The Book of Alchemy by Francis Melville
I was at the local Books-A-Million and came across a copy of “The Book of Alchemy” by Francis Melville. It’s a beautiful little book with a surprising amount of content and quality illustrations. Melville does a wonderful job of recounting the history of alchemy from a practitioners view point. He’s also successful in stressing that Alchemy is transformative of the spirit, as well as substances.
Alchemical Symbolism is given appropriate importance in Melville’s book. The four elements which are so important to alchemy are depicted with classic imagery from works like The Fama Fraternitatis and The Mutus Liber. Alchemy uses symbolism to explain scientific processes and aspects of life. The Ouroboros was used as a representation of the cycle of life. The sun and moon reflect dualities found in nature.
Melville defines the Philosopher’s Stone and it’s impact on alchemy. The stone is not a physical object, but a state of enlightenment. Transmutation of lead to gold was a well know pursuit of alchemists who claimed to attained the Philosopher’s Stone. Melville points out that frauds claimed to create gold and did much to discredit the practice.
This book also details how the study of alchemy has advanced science. The processes of distillation and fermentation originate from alchemy. Much of modern medicine also derives from alchemy. Herbs such as ginseng, St. John’s wort, and echinacea were
associated with planets. This emphasized the credo of alchemy: “As above, so below.”

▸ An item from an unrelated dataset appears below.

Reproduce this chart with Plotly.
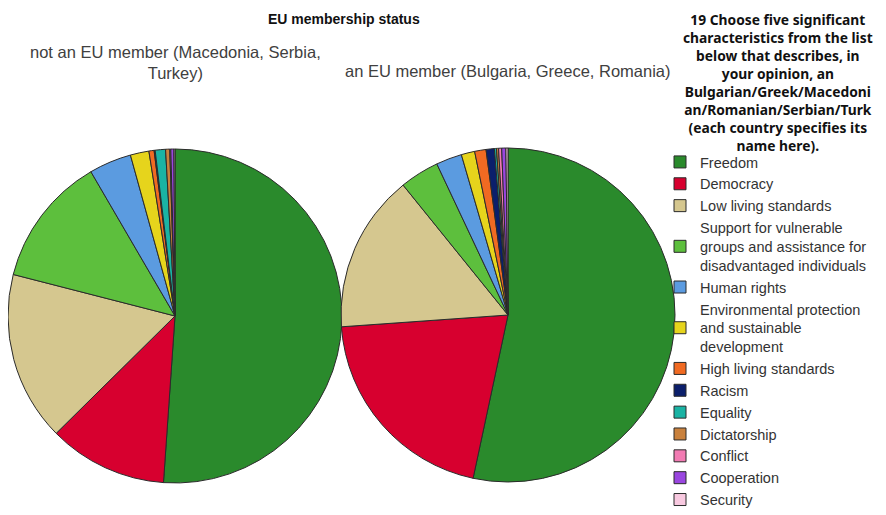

Melville then provides us a list of the planets with the various properties and herbs associated with them.
The overall presentation of the book is impressive. Melville touches on the important concepts and figures of Alchemy. Though, the Ripley scroll went without mentioning. Recipes for creating elixirs are listed, but deserved to be expanded on. But for a measly $10.00 you won’t find a better reference or coffee table collectible.